• MATERIAL
========================================
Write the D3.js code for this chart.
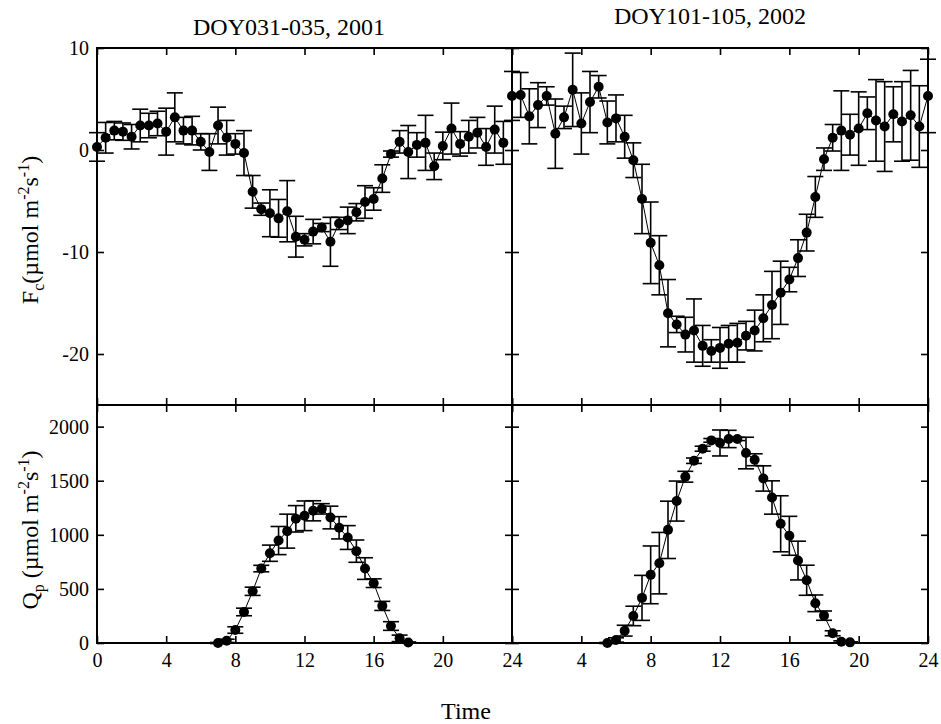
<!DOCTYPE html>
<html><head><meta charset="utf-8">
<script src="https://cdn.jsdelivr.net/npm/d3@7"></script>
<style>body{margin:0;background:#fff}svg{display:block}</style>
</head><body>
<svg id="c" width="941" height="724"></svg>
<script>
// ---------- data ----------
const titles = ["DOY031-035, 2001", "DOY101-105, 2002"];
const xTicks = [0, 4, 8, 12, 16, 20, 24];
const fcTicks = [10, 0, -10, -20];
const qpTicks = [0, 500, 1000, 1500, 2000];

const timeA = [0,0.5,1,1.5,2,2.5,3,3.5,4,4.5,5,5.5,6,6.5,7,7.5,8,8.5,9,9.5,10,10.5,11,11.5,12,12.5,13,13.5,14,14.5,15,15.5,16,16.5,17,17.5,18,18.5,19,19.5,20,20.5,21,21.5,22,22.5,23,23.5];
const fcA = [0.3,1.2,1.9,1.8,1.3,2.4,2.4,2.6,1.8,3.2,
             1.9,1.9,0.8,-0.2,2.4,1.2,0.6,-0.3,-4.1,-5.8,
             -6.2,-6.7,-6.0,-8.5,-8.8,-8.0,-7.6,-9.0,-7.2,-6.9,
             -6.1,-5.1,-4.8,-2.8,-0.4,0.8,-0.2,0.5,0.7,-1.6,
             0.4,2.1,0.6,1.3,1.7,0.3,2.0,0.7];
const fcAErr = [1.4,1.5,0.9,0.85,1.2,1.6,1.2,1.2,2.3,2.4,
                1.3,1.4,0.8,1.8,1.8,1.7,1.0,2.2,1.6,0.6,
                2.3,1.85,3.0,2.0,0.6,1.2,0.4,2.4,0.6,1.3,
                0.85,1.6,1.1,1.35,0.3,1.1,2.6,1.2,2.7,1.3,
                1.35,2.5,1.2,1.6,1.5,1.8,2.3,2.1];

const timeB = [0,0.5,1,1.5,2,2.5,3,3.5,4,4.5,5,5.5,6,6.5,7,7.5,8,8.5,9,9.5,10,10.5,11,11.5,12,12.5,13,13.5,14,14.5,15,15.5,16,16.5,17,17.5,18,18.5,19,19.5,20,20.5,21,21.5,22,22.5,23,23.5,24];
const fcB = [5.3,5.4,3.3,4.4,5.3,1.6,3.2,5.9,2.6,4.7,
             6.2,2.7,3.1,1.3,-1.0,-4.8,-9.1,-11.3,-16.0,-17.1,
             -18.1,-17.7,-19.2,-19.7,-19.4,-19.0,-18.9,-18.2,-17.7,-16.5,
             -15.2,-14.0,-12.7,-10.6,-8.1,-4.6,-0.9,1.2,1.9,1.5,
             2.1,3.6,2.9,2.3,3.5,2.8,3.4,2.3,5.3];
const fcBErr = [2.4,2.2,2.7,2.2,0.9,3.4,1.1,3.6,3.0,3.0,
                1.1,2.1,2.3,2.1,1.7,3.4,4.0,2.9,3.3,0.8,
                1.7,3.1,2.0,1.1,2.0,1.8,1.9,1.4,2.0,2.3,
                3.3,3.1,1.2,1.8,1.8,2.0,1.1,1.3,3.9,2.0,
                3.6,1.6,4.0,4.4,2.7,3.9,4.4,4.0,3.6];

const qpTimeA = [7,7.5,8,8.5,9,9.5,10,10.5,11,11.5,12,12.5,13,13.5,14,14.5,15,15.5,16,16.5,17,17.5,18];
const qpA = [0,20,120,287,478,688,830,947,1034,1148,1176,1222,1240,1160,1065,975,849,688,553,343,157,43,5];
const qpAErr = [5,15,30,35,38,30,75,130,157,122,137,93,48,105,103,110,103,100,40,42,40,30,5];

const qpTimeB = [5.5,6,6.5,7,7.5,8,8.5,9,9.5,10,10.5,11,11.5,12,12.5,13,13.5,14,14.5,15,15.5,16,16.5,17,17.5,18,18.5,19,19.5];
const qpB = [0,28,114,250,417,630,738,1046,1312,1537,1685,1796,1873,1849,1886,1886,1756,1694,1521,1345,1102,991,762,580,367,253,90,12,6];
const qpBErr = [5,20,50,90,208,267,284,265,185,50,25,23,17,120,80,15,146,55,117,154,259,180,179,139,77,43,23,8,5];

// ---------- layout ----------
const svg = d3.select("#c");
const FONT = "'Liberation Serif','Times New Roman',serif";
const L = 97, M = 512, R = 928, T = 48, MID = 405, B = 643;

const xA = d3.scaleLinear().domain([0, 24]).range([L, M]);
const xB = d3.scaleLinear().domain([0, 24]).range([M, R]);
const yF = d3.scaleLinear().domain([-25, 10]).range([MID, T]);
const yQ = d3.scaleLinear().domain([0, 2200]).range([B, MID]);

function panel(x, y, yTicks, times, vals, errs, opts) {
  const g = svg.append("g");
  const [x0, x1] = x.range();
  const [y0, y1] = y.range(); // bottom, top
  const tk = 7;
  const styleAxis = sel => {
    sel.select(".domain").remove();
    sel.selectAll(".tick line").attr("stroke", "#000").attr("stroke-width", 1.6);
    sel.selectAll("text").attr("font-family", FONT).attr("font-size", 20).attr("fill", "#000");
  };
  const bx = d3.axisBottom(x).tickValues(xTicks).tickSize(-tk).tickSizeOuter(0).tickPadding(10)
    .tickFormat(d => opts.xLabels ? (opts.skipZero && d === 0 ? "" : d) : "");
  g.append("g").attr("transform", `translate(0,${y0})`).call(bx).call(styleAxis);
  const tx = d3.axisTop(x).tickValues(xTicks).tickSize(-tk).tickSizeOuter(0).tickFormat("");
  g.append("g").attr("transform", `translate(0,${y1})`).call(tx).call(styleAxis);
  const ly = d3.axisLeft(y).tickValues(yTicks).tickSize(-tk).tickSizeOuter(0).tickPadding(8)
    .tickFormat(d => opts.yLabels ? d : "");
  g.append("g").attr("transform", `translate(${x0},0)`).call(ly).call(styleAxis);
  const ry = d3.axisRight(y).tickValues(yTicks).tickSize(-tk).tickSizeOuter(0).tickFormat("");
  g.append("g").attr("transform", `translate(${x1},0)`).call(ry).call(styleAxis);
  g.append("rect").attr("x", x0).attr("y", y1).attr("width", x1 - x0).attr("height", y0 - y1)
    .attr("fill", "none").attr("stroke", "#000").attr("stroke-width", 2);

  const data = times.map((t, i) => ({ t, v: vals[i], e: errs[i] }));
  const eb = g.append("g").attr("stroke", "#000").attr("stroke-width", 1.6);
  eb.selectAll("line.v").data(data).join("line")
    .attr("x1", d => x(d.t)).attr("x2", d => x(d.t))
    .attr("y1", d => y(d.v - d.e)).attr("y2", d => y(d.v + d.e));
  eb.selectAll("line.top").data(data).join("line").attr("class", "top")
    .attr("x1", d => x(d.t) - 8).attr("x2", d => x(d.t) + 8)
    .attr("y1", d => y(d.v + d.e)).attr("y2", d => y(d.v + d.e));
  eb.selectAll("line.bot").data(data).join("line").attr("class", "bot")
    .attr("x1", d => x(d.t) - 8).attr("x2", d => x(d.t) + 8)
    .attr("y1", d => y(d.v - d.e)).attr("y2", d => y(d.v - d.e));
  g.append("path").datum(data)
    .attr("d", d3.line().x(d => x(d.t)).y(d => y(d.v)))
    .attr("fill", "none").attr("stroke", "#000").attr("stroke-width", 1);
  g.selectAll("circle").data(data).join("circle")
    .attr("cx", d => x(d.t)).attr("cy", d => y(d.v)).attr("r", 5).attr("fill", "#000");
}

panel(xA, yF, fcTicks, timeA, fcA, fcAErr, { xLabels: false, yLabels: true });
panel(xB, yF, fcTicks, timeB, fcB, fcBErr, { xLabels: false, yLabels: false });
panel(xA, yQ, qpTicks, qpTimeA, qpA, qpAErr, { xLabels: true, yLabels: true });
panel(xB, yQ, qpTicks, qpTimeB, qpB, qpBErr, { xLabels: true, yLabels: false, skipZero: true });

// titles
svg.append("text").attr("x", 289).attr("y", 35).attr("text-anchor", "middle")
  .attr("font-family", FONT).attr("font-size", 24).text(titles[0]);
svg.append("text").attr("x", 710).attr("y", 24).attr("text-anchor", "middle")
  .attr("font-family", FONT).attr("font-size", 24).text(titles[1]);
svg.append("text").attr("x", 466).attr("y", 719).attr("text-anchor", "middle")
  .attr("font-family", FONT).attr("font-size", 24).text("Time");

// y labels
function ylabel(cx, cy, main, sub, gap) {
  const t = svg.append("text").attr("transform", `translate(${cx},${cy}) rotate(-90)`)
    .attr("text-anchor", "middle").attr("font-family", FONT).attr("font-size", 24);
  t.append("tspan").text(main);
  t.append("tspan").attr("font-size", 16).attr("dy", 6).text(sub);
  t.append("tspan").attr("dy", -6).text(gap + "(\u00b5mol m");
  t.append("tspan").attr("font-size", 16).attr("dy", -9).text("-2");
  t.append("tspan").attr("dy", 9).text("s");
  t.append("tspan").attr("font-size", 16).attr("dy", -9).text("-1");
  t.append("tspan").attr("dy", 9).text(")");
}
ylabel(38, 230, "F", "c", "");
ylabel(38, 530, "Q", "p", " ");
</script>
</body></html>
========================================
• WORK REQUIRED
Write out again exactly the lines from the start of the data above through the line containing "1.35,2.5,1.2,1.6,1.5,1.8,2.3,2.1];", inclusive, excluding any pictures.

• CORRECT ANSWER
Write the D3.js code for this chart.
<!DOCTYPE html>
<html><head><meta charset="utf-8">
<script src="https://cdn.jsdelivr.net/npm/d3@7"></script>
<style>body{margin:0;background:#fff}svg{display:block}</style>
</head><body>
<svg id="c" width="941" height="724"></svg>
<script>
// ---------- data ----------
const titles = ["DOY031-035, 2001", "DOY101-105, 2002"];
const xTicks = [0, 4, 8, 12, 16, 20, 24];
const fcTicks = [10, 0, -10, -20];
const qpTicks = [0, 500, 1000, 1500, 2000];

const timeA = [0,0.5,1,1.5,2,2.5,3,3.5,4,4.5,5,5.5,6,6.5,7,7.5,8,8.5,9,9.5,10,10.5,11,11.5,12,12.5,13,13.5,14,14.5,15,15.5,16,16.5,17,17.5,18,18.5,19,19.5,20,20.5,21,21.5,22,22.5,23,23.5];
const fcA = [0.3,1.2,1.9,1.8,1.3,2.4,2.4,2.6,1.8,3.2,
             1.9,1.9,0.8,-0.2,2.4,1.2,0.6,-0.3,-4.1,-5.8,
             -6.2,-6.7,-6.0,-8.5,-8.8,-8.0,-7.6,-9.0,-7.2,-6.9,
             -6.1,-5.1,-4.8,-2.8,-0.4,0.8,-0.2,0.5,0.7,-1.6,
             0.4,2.1,0.6,1.3,1.7,0.3,2.0,0.7];
const fcAErr = [1.4,1.5,0.9,0.85,1.2,1.6,1.2,1.2,2.3,2.4,
                1.3,1.4,0.8,1.8,1.8,1.7,1.0,2.2,1.6,0.6,
                2.3,1.85,3.0,2.0,0.6,1.2,0.4,2.4,0.6,1.3,
                0.85,1.6,1.1,1.35,0.3,1.1,2.6,1.2,2.7,1.3,
                1.35,2.5,1.2,1.6,1.5,1.8,2.3,2.1];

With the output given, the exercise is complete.